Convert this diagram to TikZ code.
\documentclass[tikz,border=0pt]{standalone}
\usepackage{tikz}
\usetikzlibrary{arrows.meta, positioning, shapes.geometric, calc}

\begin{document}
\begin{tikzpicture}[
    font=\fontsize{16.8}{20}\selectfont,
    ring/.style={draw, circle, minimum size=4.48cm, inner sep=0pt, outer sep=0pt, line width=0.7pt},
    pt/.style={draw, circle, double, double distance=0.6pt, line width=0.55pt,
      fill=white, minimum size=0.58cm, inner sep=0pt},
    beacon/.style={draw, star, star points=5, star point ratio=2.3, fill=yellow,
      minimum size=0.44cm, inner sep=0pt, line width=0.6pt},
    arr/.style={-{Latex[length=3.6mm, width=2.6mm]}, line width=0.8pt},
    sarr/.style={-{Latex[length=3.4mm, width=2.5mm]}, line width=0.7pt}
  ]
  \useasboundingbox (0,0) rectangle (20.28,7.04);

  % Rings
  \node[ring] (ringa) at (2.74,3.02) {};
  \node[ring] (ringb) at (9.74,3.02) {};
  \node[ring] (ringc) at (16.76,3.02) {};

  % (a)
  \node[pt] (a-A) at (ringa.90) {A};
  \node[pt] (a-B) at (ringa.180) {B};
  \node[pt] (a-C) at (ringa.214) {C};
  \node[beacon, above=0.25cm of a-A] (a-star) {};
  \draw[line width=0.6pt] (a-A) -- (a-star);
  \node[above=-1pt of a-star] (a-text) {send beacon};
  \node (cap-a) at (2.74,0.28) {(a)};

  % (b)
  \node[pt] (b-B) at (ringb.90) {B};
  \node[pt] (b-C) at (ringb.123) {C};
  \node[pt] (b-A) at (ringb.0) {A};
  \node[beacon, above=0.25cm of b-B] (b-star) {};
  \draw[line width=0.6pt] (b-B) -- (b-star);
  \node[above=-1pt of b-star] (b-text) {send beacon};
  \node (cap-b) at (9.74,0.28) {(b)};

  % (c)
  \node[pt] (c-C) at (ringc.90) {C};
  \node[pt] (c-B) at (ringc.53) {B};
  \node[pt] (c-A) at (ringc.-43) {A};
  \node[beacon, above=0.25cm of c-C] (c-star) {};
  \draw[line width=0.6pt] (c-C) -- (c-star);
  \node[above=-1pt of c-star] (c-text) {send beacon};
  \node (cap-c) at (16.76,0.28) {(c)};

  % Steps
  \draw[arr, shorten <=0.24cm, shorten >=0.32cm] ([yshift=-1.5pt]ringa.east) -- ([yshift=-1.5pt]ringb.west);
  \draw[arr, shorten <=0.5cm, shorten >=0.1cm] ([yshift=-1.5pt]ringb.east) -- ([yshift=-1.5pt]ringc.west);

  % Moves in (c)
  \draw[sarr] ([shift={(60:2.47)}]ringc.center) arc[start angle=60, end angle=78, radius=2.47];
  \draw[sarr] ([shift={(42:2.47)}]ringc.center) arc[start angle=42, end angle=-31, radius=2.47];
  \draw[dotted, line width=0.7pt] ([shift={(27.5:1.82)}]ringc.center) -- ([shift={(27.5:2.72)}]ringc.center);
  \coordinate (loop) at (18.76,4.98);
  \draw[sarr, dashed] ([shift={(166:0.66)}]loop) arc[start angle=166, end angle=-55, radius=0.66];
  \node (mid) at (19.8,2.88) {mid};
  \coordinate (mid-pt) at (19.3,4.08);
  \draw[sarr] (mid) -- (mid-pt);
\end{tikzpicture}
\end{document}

····················

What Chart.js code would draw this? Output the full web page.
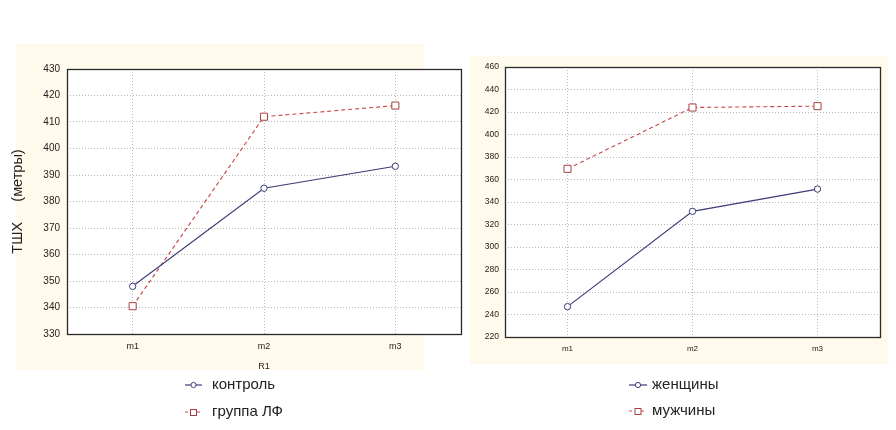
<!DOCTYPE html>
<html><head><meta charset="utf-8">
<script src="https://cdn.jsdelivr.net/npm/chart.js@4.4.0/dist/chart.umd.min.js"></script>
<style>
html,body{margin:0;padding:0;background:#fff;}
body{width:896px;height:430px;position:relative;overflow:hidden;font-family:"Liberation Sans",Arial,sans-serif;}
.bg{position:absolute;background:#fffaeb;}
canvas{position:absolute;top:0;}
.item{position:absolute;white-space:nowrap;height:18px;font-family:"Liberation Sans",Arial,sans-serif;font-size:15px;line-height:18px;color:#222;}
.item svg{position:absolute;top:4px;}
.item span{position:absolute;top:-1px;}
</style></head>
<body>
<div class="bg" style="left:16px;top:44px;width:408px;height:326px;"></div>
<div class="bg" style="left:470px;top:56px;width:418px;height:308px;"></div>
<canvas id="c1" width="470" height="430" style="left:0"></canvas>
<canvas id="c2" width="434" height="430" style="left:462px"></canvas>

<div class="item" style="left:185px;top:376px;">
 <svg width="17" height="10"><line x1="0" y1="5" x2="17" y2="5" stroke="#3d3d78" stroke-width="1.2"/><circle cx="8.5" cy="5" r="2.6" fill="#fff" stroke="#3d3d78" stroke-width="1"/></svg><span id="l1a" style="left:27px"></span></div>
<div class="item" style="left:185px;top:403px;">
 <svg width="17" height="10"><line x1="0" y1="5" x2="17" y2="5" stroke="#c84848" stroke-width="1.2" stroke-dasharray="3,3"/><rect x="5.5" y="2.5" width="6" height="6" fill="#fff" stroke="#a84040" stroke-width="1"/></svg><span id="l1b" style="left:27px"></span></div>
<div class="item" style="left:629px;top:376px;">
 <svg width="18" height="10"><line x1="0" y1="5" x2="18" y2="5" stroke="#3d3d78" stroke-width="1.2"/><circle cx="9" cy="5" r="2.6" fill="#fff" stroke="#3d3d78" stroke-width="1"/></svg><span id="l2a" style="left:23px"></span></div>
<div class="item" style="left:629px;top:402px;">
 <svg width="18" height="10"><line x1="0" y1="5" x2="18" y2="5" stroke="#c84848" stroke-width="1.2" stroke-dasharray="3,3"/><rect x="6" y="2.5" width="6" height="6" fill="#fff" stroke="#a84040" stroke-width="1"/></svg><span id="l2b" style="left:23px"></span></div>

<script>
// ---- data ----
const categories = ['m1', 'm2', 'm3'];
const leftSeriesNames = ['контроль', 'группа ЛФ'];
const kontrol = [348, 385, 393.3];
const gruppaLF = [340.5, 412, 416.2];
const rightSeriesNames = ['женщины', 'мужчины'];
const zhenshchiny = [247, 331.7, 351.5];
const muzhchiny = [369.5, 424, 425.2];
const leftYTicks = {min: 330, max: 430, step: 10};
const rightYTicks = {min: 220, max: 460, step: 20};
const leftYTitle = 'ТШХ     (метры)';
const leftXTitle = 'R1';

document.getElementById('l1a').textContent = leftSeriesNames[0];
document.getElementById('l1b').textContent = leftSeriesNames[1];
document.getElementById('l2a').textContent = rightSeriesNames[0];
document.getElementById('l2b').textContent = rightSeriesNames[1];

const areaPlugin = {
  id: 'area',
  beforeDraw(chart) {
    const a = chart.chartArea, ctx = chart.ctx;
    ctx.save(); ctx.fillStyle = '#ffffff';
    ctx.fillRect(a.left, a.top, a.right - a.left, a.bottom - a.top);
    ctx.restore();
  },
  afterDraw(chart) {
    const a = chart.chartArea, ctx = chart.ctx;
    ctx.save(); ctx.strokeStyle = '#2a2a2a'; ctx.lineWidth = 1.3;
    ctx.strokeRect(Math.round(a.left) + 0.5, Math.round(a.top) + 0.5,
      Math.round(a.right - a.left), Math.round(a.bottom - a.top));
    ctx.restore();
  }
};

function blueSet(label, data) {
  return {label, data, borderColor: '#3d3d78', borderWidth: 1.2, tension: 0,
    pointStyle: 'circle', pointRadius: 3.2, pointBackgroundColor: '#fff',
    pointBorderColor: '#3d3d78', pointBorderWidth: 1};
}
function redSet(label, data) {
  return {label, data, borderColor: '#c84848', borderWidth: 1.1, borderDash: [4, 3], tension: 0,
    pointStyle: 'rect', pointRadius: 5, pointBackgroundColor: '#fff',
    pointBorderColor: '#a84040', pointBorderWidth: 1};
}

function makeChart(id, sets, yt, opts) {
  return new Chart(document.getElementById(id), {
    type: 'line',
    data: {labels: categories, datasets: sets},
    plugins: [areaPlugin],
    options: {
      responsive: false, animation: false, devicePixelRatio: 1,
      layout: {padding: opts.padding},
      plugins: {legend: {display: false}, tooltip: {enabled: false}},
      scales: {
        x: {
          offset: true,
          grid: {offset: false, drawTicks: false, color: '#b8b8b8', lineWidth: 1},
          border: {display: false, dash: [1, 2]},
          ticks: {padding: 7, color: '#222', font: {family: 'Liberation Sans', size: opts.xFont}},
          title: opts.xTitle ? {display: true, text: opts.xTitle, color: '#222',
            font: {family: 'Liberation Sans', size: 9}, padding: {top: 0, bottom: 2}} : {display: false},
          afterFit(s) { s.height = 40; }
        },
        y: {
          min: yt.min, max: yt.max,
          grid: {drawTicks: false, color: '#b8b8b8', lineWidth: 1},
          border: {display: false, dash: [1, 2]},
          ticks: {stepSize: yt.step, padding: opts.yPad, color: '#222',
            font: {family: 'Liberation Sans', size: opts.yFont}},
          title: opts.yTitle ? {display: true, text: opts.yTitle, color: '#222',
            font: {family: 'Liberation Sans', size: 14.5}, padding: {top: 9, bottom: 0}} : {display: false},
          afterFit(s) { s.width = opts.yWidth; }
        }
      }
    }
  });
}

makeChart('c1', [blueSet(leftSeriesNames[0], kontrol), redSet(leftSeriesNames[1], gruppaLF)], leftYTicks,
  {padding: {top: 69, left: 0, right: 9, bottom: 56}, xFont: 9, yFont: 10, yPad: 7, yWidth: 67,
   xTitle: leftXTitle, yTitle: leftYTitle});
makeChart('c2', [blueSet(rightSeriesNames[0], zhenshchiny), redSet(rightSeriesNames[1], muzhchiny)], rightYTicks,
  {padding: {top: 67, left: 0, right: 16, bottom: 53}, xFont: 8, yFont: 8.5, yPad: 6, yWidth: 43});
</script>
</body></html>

····················

* What needs to be done
Transcribe, exactly and without additions, the lines of the records above, beginning with the line that contains "Convert this diagram to TikZ code." and ending with the line that contains "(cap-a) at (2.74,0.28)", both included.

* Response to this exercise
Convert this diagram to TikZ code.
\documentclass[tikz,border=0pt]{standalone}
\usepackage{tikz}
\usetikzlibrary{arrows.meta, positioning, shapes.geometric, calc}

\begin{document}
\begin{tikzpicture}[
    font=\fontsize{16.8}{20}\selectfont,
    ring/.style={draw, circle, minimum size=4.48cm, inner sep=0pt, outer sep=0pt, line width=0.7pt},
    pt/.style={draw, circle, double, double distance=0.6pt, line width=0.55pt,
      fill=white, minimum size=0.58cm, inner sep=0pt},
    beacon/.style={draw, star, star points=5, star point ratio=2.3, fill=yellow,
      minimum size=0.44cm, inner sep=0pt, line width=0.6pt},
    arr/.style={-{Latex[length=3.6mm, width=2.6mm]}, line width=0.8pt},
    sarr/.style={-{Latex[length=3.4mm, width=2.5mm]}, line width=0.7pt}
  ]
  \useasboundingbox (0,0) rectangle (20.28,7.04);

  % Rings
  \node[ring] (ringa) at (2.74,3.02) {};
  \node[ring] (ringb) at (9.74,3.02) {};
  \node[ring] (ringc) at (16.76,3.02) {};

  % (a)
  \node[pt] (a-A) at (ringa.90) {A};
  \node[pt] (a-B) at (ringa.180) {B};
  \node[pt] (a-C) at (ringa.214) {C};
  \node[beacon, above=0.25cm of a-A] (a-star) {};
  \draw[line width=0.6pt] (a-A) -- (a-star);
  \node[above=-1pt of a-star] (a-text) {send beacon};
  \node (cap-a) at (2.74,0.28) {(a)};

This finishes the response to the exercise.